The real issue is if you make a very strong self regulated virtual econemy then the result would be every single item has the exact same profitabilty because the AI is so strong.

You could just make a good, balanced system like that - then throw in random events that throw things out of whack and provide opportunities for savvy players. For instance, a plague hits a world and they are desperately needing medical supplies. A player might be told about this on some kind of news network when he lands on any planet or station. NPC ships would react and begin bringing in supplies, but to meet the demand big fleets are necessary. The big fleets may already be on the way, but before they arrive the player might zip over in his fast ships with a load of supplies and meet short term demand at a big profit before the AI has fully met that demand. Same could be applied to other types of disasters or booms (like a sudden demand increase for a certain type of luxury good has left planet A with a shortage, or the market dropping out of a certain good on a world making prices dip down - if you beat the rush of AI buyers you might get a great deal).

Can also have other things that increase profit margins but also increase the difficulty of making the trip, giving the player an option of risky trading. Say pirates are killing cargo ships in a major trade route between two systems that do a lot of trading with one another. Pricing disparity would result due to lack of cargo ships willing to make the dangerous trip. The player might step in and make that trip with escort ships, fight some pirates on the way, make good money on the cargo run - and maybe capture a pirate ship to boot.

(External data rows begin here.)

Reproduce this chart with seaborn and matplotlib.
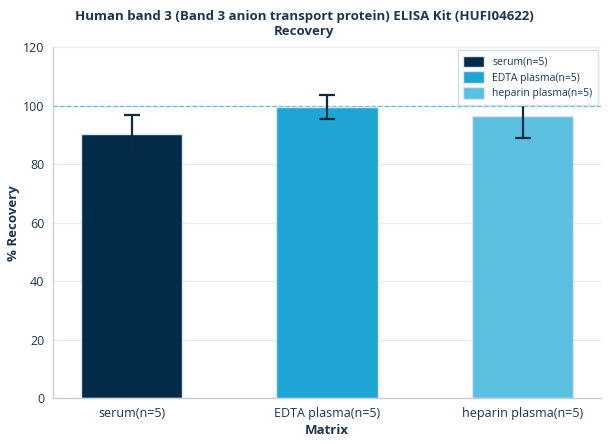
import pandas as pd
import matplotlib
matplotlib.use('Agg')
import matplotlib.pyplot as plt
import seaborn as sns

# Recovery data per matrix
matrix = ['serum(n=5)', 'EDTA plasma(n=5)', 'heparin plasma(n=5)']
recovery = [90.5, 99.7, 96.6]
err = [6.4, 4.1, 7.7]
colors = ['#022b4a', '#1fa5d3', '#5bbfe0']

df = pd.DataFrame({'Matrix': matrix, 'Recovery': recovery})

sns.set_style('white')
plt.rcParams['font.family'] = ['Open Sans', 'DejaVu Sans']
text_col = '#1c3550'

fig = plt.figure(figsize=(6.08, 4.44), dpi=100)
ax = fig.add_axes([0.0877, 0.103, 0.9003, 0.7905])

sns.barplot(data=df, x='Matrix', y='Recovery', hue='Matrix', palette=colors,
            saturation=1, width=0.52, edgecolor='#dde6ee', linewidth=1,
            legend=True, ax=ax, zorder=2)

# Error bars
ax.errorbar(matrix, recovery, yerr=err, fmt='none', ecolor='#0d2a45',
            elinewidth=1.6, capsize=6, capthick=1.6, zorder=3)

# Reference line at 100%
ax.axhline(100, color='#5bbfe0', linestyle='--', linewidth=0.9, zorder=1)

ax.set_ylim(0, 120)
ax.set_xlim(-0.4, 2.4)
ax.set_yticks(range(0, 121, 20))
ax.yaxis.grid(True, color='#e6ecf1', linewidth=1)
ax.set_axisbelow(True)

for s in ['top', 'right']:
    ax.spines[s].set_visible(False)
for s in ['left', 'bottom']:
    ax.spines[s].set_color('#c5d0da')
    ax.spines[s].set_linewidth(1)

ax.tick_params(axis='both', colors='#5a6a7a', labelcolor=text_col,
               labelsize=9, length=3, width=1)

ax.set_xlabel('Matrix', fontsize=9.5, fontweight='bold', color=text_col, labelpad=3)
ax.set_ylabel('% Recovery', fontsize=9.5, fontweight='bold', color=text_col, labelpad=2)

# Title centred on the figure
fig.suptitle('Human band 3 (Band 3 anion transport protein) ELISA Kit (HUFI04622)\nRecovery',
             x=0.5, y=0.978, fontsize=9.5, fontweight='bold', color=text_col,
             linespacing=1.2)

leg = ax.legend(loc='upper right', fontsize=7.5, frameon=True, fancybox=False,
                framealpha=1, borderpad=0.5, handlelength=2.0, handleheight=1.3,
                labelspacing=0.35, borderaxespad=0.3)
leg.get_frame().set_edgecolor('#d5dde5')
for t in leg.get_texts():
    t.set_color(text_col)
leg.set_zorder(5)

plt.savefig('out.png', dpi=100)
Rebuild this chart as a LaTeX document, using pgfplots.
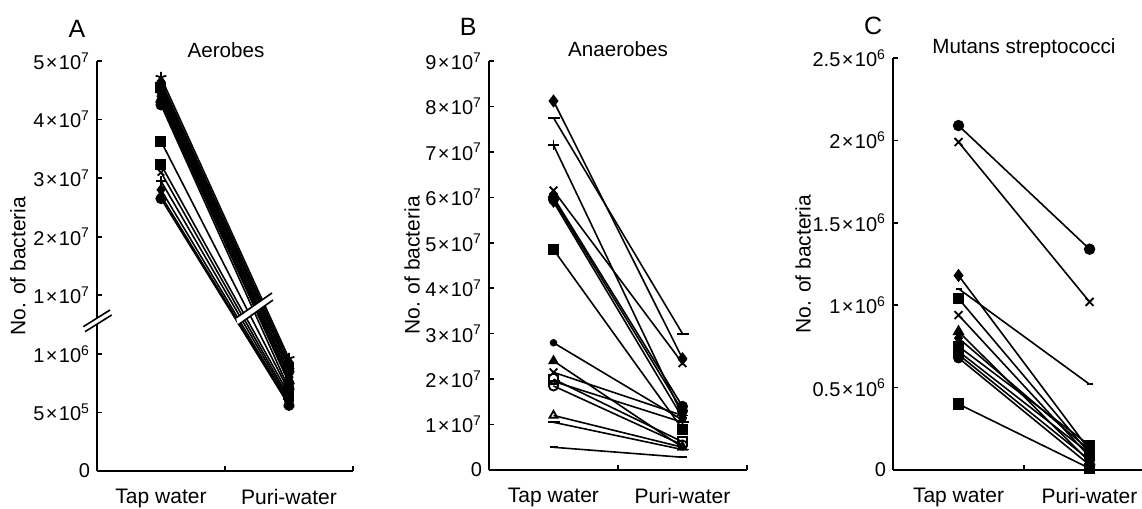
\documentclass[border=0pt]{standalone}
\usepackage{fontspec}
\setmainfont{Liberation Sans}
\usepackage{pgfplots}
\pgfplotsset{compat=1.18}
\usetikzlibrary{plotmarks}

% tick label like 5 x 10^7
\newcommand{\tl}[2]{#1\kern0.07em×\kern0.07em10\textsuperscript{#2}}

% broken axis of panel A: 0..1e6 in steps of 5e5, then 1e7..5e7 in steps of 1e7
\newcommand{\brk}[1]{%
  \begingroup
  \pgfkeys{/pgf/fpu=true,/pgf/fpu/output format=fixed}%
  \pgfmathparse{(#1>9e6)*(2+#1/1e7)+(1-(#1>9e6))*(#1/5e5)}%
  \xdef\brkres{\pgfmathresult}%
  \endgroup
  \let\pgfmathresult\brkres}

\pgfplotsset{
  panel/.style={
    scale only axis, anchor=south west, clip=false,
    axis lines*=left, axis line style={line width=0.9pt},
    tick align=inside, major tick length=2.5pt,
    tick style={black, line width=0.8pt},
    xmin=0, xmax=2,
    xtick={1,2}, xticklabels={},
    extra x ticks={0.5,1.5}, extra x tick labels={Tap water,Puri-water},
    extra x tick style={tick style={draw=none}},
    xticklabel style={font=\fontsize{10.5}{12}\selectfont, yshift=-5.5pt},
    yticklabel style={font=\fontsize{10}{12}\selectfont},
    scaled y ticks=false,
    every axis y label/.style={rotate=90, anchor=center, font=\fontsize{10.5}{12}\selectfont},
    ylabel={No. of bacteria},
  },
  s/.style={black, line width=0.8pt, mark size=2.3pt, mark options={solid, fill=black, line width=0.9pt}},
  o/.style={s, mark options={solid, fill=white, line width=0.9pt}},
}

\begin{document}
\begin{tikzpicture}
\useasboundingbox (0,0) rectangle (571pt,254.5pt);

% ---------------- A: aerobes (broken axis) ----------------
\begin{axis}[panel, at={(48.5pt,19pt)}, width=128pt, height=205pt,
  y coord trafo/.code={\brk{#1}},
  ymin=0, ymax=5e7,
  ytick={0,5e5,1e6,1e7,2e7,3e7,4e7,5e7},
  yticklabels={0,\tl{5}{5},\tl{1}{6},\tl{1}{7},\tl{2}{7},\tl{3}{7},\tl{4}{7},\tl{5}{7}},
  ylabel style={at={(axis description cs:-0.309,0.5)}}]
\addplot[s, mark=star, mark size=2.8pt] coordinates {(0.5,4.72e7) (1.5,9.6e5)};
\addplot[s, mark=diamond*] coordinates {(0.5,4.65e7) (1.5,9.3e5)};
\addplot[s, mark=triangle*] coordinates {(0.5,4.6e7) (1.5,9.0e5)};
\addplot[s, mark=square*] coordinates {(0.5,4.55e7) (1.5,8.8e5)};
\addplot[s, mark=*] coordinates {(0.5,4.5e7) (1.5,8.5e5)};
\addplot[s, mark=x] coordinates {(0.5,4.45e7) (1.5,8.2e5)};
\addplot[s, mark=diamond*] coordinates {(0.5,4.4e7) (1.5,8.0e5)};
\addplot[s, mark=triangle*] coordinates {(0.5,4.35e7) (1.5,7.7e5)};
\addplot[s, mark=*] coordinates {(0.5,4.3e7) (1.5,7.5e5)};
\addplot[s, mark=*] coordinates {(0.5,4.25e7) (1.5,7.0e5)};
\addplot[s, mark=square*] coordinates {(0.5,3.63e7) (1.5,6.8e5)};
\addplot[s, mark=square*] coordinates {(0.5,3.23e7) (1.5,6.5e5)};
\addplot[s, mark=x] coordinates {(0.5,3.1e7) (1.5,6.2e5)};
\addplot[s, mark=+] coordinates {(0.5,2.95e7) (1.5,6.0e5)};
\addplot[s, mark=diamond*] coordinates {(0.5,2.8e7) (1.5,5.8e5)};
\addplot[s, mark=triangle*] coordinates {(0.5,2.7e7) (1.5,5.7e5)};
\addplot[s, mark=*] coordinates {(0.5,2.65e7) (1.5,5.6e5)};
\node[font=\fontsize{12.5}{14}\selectfont] at (axis description cs:-0.078,1.078) {A};
\node[font=\fontsize{10.3}{12}\selectfont] at (axis description cs:0.504,1.027) {Aerobes};
\end{axis}

% ---------------- B: anaerobes ----------------
\begin{axis}[panel, at={(244.5pt,19.5pt)}, width=129pt, height=204.5pt,
  ymin=0, ymax=9e7,
  ytick={0,1e7,2e7,3e7,4e7,5e7,6e7,7e7,8e7,9e7},
  yticklabels={0,\tl{1}{7},\tl{2}{7},\tl{3}{7},\tl{4}{7},\tl{5}{7},\tl{6}{7},\tl{7}{7},\tl{8}{7},\tl{9}{7}},
  ylabel style={at={(axis description cs:-0.298,0.5)}}]
\addplot[s, mark=diamond*, mark size=2.6pt] coordinates {(0.5,8.12e7) (1.5,2.45e7)};
\addplot[s, mark=-, mark size=3pt] coordinates {(0.5,7.75e7) (1.5,3.0e7)};
\addplot[s, mark=+, mark size=2.7pt] coordinates {(0.5,7.15e7) (1.5,1.2e7)};
\addplot[s, mark=x, mark size=2.7pt] coordinates {(0.5,6.15e7) (1.5,2.35e7)};
\addplot[s, mark=*] coordinates {(0.5,6.0e7) (1.5,1.4e7)};
\addplot[s, mark=*] coordinates {(0.5,5.95e7) (1.5,1.3e7)};
\addplot[s, mark=diamond*] coordinates {(0.5,5.9e7) (1.5,1.15e7)};
\addplot[s, mark=square*] coordinates {(0.5,4.85e7) (1.5,0.9e7)};
\addplot[s, mark=*, mark size=1.4pt] coordinates {(0.5,2.8e7) (1.5,1.1e7)};
\addplot[s, mark=triangle*] coordinates {(0.5,2.4e7) (1.5,0.5e7)};
\addplot[s, mark=x, mark size=2.7pt] coordinates {(0.5,2.15e7) (1.5,1.2e7)};
\addplot[o, mark=square] coordinates {(0.5,2.0e7) (1.5,0.62e7)};
\addplot[s, mark=-, mark size=3pt] coordinates {(0.5,1.95e7) (1.5,1.05e7)};
\addplot[o, mark=o] coordinates {(0.5,1.85e7) (1.5,0.55e7)};
\addplot[o, mark=triangle] coordinates {(0.5,1.2e7) (1.5,0.5e7)};
\addplot[s, mark=-, mark size=3pt] coordinates {(0.5,1.05e7) (1.5,0.45e7)};
\addplot[s, mark=-, mark size=2pt] coordinates {(0.5,0.5e7) (1.5,0.28e7)};
\node[font=\fontsize{12.5}{14}\selectfont] at (axis description cs:-0.081,1.083) {B};
\node[font=\fontsize{10.3}{12}\selectfont] at (axis description cs:0.5,1.029) {Anaerobes};
\end{axis}

% ---------------- C: mutans streptococci ----------------
\begin{axis}[panel, at={(446.5pt,19.5pt)}, width=124.5pt, height=206pt,
  xmax=1.9, xtick={1},
  ymin=0, ymax=2.5e6,
  ytick={0,0.5e6,1e6,1.5e6,2e6,2.5e6},
  yticklabels={0,\tl{0.5}{6},\tl{1}{6},\tl{1.5}{6},\tl{2}{6},\tl{2.5}{6}},
  ylabel style={at={(axis description cs:-0.361,0.5)}}]
\addplot[s, mark=*, mark size=2.4pt] coordinates {(0.5,2.09e6) (1.5,1.34e6)};
\addplot[s, mark=x, mark size=2.8pt] coordinates {(0.5,1.99e6) (1.5,1.02e6)};
\addplot[s, mark=diamond*, mark size=2.6pt] coordinates {(0.5,1.18e6) (1.5,0.12e6)};
\addplot[s, mark=-, mark size=1.5pt] coordinates {(0.5,1.1e6) (1.5,0.52e6)};
\addplot[s, mark=square*, mark size=2.4pt] coordinates {(0.5,1.04e6) (1.5,0.1e6)};
\addplot[s, mark=x, mark size=2.8pt] coordinates {(0.5,0.94e6) (1.5,0.08e6)};
\addplot[s, mark=triangle*, mark size=2.6pt] coordinates {(0.5,0.84e6) (1.5,0.05e6)};
\addplot[s, mark=diamond*] coordinates {(0.5,0.8e6) (1.5,0.12e6)};
\addplot[s, mark=square*, mark size=2.4pt] coordinates {(0.5,0.75e6) (1.5,0.15e6)};
\addplot[s, mark=square*] coordinates {(0.5,0.72e6) (1.5,0.1e6)};
\addplot[s, mark=*] coordinates {(0.5,0.7e6) (1.5,0.06e6)};
\addplot[s, mark=*] coordinates {(0.5,0.68e6) (1.5,0.03e6)};
\addplot[s, mark=square*, mark size=2.4pt] coordinates {(0.5,0.4e6) (1.5,0.01e6)};
\node[font=\fontsize{12.5}{14}\selectfont] at (axis description cs:-0.08,1.078) {C};
\node[font=\fontsize{10.3}{12}\selectfont] at (axis description cs:0.526,1.024) {Mutans streptococci};
\end{axis}

% break marks on panel A (picture drawn in pixel units of the reference)
\begin{scope}[shift={(0,254.5pt)}, x=0.5pt, y=-0.5pt]
  \draw[white, line width=2.2pt] (84,329.2) -- (110.8,312.5);
  \draw[black, line width=0.8pt] (83.3,326.7) -- (110,310);
  \draw[black, line width=0.8pt] (85,331.7) -- (111.7,315);
  \fill[white] (236,318) -- (272,293) -- (273,300) -- (238,325) -- cycle;
  \draw[black, line width=0.8pt] (236,318) -- (272,293);
  \draw[black, line width=0.8pt] (238,325) -- (273,300);
\end{scope}
\end{tikzpicture}
\end{document}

Other trading opportunities to present to a player might be smuggling illegal goods (where police activity and smugglers being captured might drive up their prices - leaving open crazy things like hunting down smugglers for a while to cut down their number and make illegal goods prices skyrocket, then do some smuggling of your own), running blockades to deliver needed supplies to military bases and blockaded planets, etc. Or the player could simply load his ship up with a bunch of goods and make nice, safe trade runs between two safe systems - he just wouldn't make as much.